That is why the Question Checklist has this question:

If your question doesn't include code, are you sure it shouldn't?

and at best it should repeat that question a couple of times.

It is unclear where or how you invoke the WCF Client and what your interface looks like.

You don't show how you tried to apply the BinaryFormatter and what was failing in that attempt, nor did you explain how you tried to leverage proto-buf. Proto-buf does have an extension that allows it to be integrated into the WCF pipeline but it is unclear if you have tried that.

So those attempts would have shown us where you have missed bits and pieces.

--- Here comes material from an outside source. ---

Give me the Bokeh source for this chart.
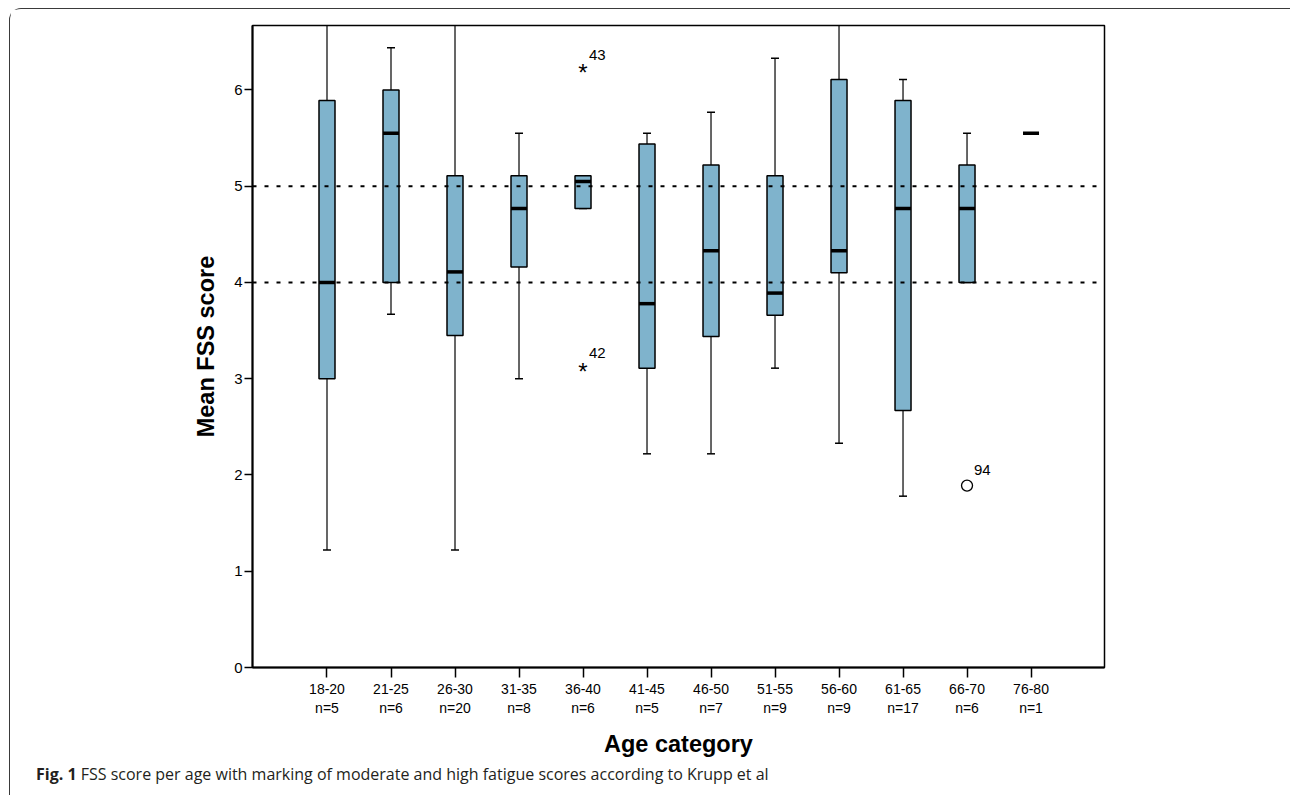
import numpy as np
from bokeh.plotting import figure
from bokeh.models import Range1d, FixedTicker, Span, ColumnDataSource, Div
from bokeh.layouts import column
from bokeh.embed import file_html
from bokeh.resources import INLINE
from bokeh.core.properties import value

# ---- data ----
categories = ["18-20", "21-25", "26-30", "31-35", "36-40", "41-45",
              "46-50", "51-55", "56-60", "61-65", "66-70", "76-80"]
counts = [5, 6, 20, 8, 6, 5, 7, 9, 9, 17, 6, 1]
whisker_low = [1.22, 3.67, 1.22, 3.00, 4.77, 2.22, 2.22, 3.11, 2.33, 1.78, 4.00, 5.55]
q1 = [3.00, 4.00, 3.45, 4.16, 4.77, 3.11, 3.44, 3.66, 4.10, 2.67, 4.00, 5.55]
median = [4.00, 5.55, 4.11, 4.77, 5.05, 3.78, 4.33, 3.89, 4.33, 4.77, 4.77, 5.55]
q3 = [5.89, 6.00, 5.11, 5.11, 5.11, 5.44, 5.22, 5.11, 6.11, 5.89, 5.22, 5.55]
whisker_high = [7.00, 6.44, 7.00, 5.55, 5.11, 5.55, 5.77, 6.33, 7.00, 6.11, 5.55, 5.55]

extreme_cat = ["36-40", "36-40"]
extreme_val = [6.21, 3.11]
extreme_id = ["43", "42"]
outlier_cat = ["66-70"]
outlier_val = [1.89]
outlier_id = ["94"]

moderate_cut = 4.0
high_cut = 5.0

y_ticks = [0, 1, 2, 3, 4, 5, 6]

caption_bold = "Fig. 1"
caption_text = "FSS score per age with marking of moderate and high fatigue scores according to Krupp et al"

# ---- geometry helpers ----
xpos = np.arange(1, len(categories) + 1)
cat_index = {c: i + 1 for i, c in enumerate(categories)}
box_w = 0.25
cap_w = 0.125

W, H = 1279, 750
p = figure(width=W, height=H, output_backend="svg", toolbar_location=None,
           x_range=Range1d(-0.164, 13.148), y_range=Range1d(0, 6.67),
           min_border_left=242, min_border_right=185,
           min_border_top=16, min_border_bottom=92)
p.grid.visible = False
p.outline_line_color = "black"
p.outline_line_width = 1.5
p.outline_line_alpha = 1

# x axis
xa = p.xaxis[0]
xa.ticker = FixedTicker(ticks=list(xpos))
xa.major_label_overrides = {int(i): f"{c}\nn={n}" for i, c, n in zip(xpos, categories, counts)}
xa.minor_tick_line_color = None
xa.major_tick_out = 10
xa.major_tick_in = 0
xa.major_tick_line_width = 1.5
xa.axis_line_width = 2
xa.major_label_text_font = "Liberation Sans"
xa.major_label_text_font_size = "14px"
xa.major_label_text_color = "black"
xa.major_label_standoff = 3
xa.axis_label = "Age category"
xa.axis_label_text_font = "Liberation Sans"
xa.axis_label_text_font_size = "23.5px"
xa.axis_label_text_font_style = "bold"
xa.axis_label_text_color = "black"
xa.axis_label_standoff = 12

# y axis
ya = p.yaxis[0]
ya.ticker = FixedTicker(ticks=y_ticks)
ya.minor_tick_line_color = None
ya.major_tick_out = 8
ya.major_tick_in = 0
ya.major_tick_line_width = 1.5
ya.axis_line_width = 2
ya.major_label_text_font = "Liberation Sans"
ya.major_label_text_font_size = "15px"
ya.major_label_text_color = "black"
ya.major_label_standoff = 2
ya.axis_label = "Mean FSS score"
ya.axis_label_text_font = "Liberation Sans"
ya.axis_label_text_font_size = "23.5px"
ya.axis_label_text_font_style = "bold"
ya.axis_label_text_color = "black"
ya.axis_label_standoff = 12

# reference lines (moderate / high fatigue)
for cut in (moderate_cut, high_cut):
    p.add_layout(Span(location=cut, dimension="width", line_color="black",
                      line_width=2, line_dash="4 8"))

src = ColumnDataSource(dict(
    x=xpos, lo=whisker_low, q1=q1, med=median, q3=q3, hi=whisker_high,
    xl=xpos - box_w / 2, xr=xpos + box_w / 2,
    cl=xpos - cap_w / 2, cr=xpos + cap_w / 2))

# whiskers
p.segment(x0="x", y0="q3", x1="x", y1="hi", source=src, line_color="black", line_width=1.2)
p.segment(x0="x", y0="lo", x1="x", y1="q1", source=src, line_color="black", line_width=1.2)
p.segment(x0="cl", y0="hi", x1="cr", y1="hi", source=src, line_color="black", line_width=1.5)
p.segment(x0="cl", y0="lo", x1="cr", y1="lo", source=src, line_color="black", line_width=1.5)

# boxes
p.vbar(x="x", bottom="q1", top="q3", width=box_w, source=src,
       fill_color="#7fb3cc", line_color="black", line_width=1.5)
# medians
p.segment(x0="xl", y0="med", x1="xr", y1="med", source=src, line_color="black", line_width=3.5)

# extremes (asterisks) and outliers (circles)
ex = [cat_index[c] for c in extreme_cat]
p.text(x=ex, y=extreme_val, text=["*"] * len(ex), y_offset=3,
       text_font=value("Liberation Sans"), text_font_size="24px",
       text_baseline="middle", text_align="center", text_color="black")
p.text(x=ex, y=extreme_val, text=extreme_id, x_offset=6, y_offset=-15,
       text_font=value("Liberation Sans"), text_font_size="15px",
       text_baseline="middle", text_align="left", text_color="black")
ox = [cat_index[c] for c in outlier_cat]
p.scatter(x=ox, y=outlier_val, marker="circle", size=11, fill_color=None,
          line_color="black", line_width=1.3)
p.text(x=ox, y=outlier_val, text=outlier_id, x_offset=7, y_offset=-16,
       text_font=value("Liberation Sans"), text_font_size="15px",
       text_baseline="middle", text_align="left", text_color="black")

# caption
cap = Div(text=f'<div style="margin:-2px 0 0 21px; white-space:nowrap;">'
               f'<b>{caption_bold}</b> {caption_text}</div>',
          width=W, height=34,
          styles={"font-family": "Open Sans", "font-size": "16px", "color": "#231f20",
                  "line-height": "20px"})

layout = column(p, cap, spacing=0,
                styles={"margin": "8px 0 0 9px",
                        "border-top": "1.5px solid #3a3a3a",
                        "border-left": "1.5px solid #3a3a3a",
                        "border-top-left-radius": "12px"})

open("out.html", "w").write(file_html(layout, INLINE))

That the code you have is over 200 lines is not an excuse to leave the code out. I have never had my software fail at 200 lines at once. It somehow is always isolated to a single call/line and isolating that call and reproducing the conditions to make it fail (in an unit test for example) is a (major) part of your task as a developer. That is why I linked to MCVE but the awesome Eric Lippert also wrote a great blog post about the same topic.

In conclusion: You have asked a question that left the users that can answer it with a lot of questions. The missing information shouldn't be provided on the go (Don't hesitate to ask for details) but be in the post from the start. That does require you spend (a lot of) time preparing your question, gathering all the research you did and your test results, so you can make sure that I or others can ideally copy/paste your code and drop it in an IDE to run/compile it.

If you want your question answered make sure there are no obstacles for the users to answer.

Your question was closed as too broad and down votes signaled correctly the quality issues with it. Now it is time for you to resolve those issues.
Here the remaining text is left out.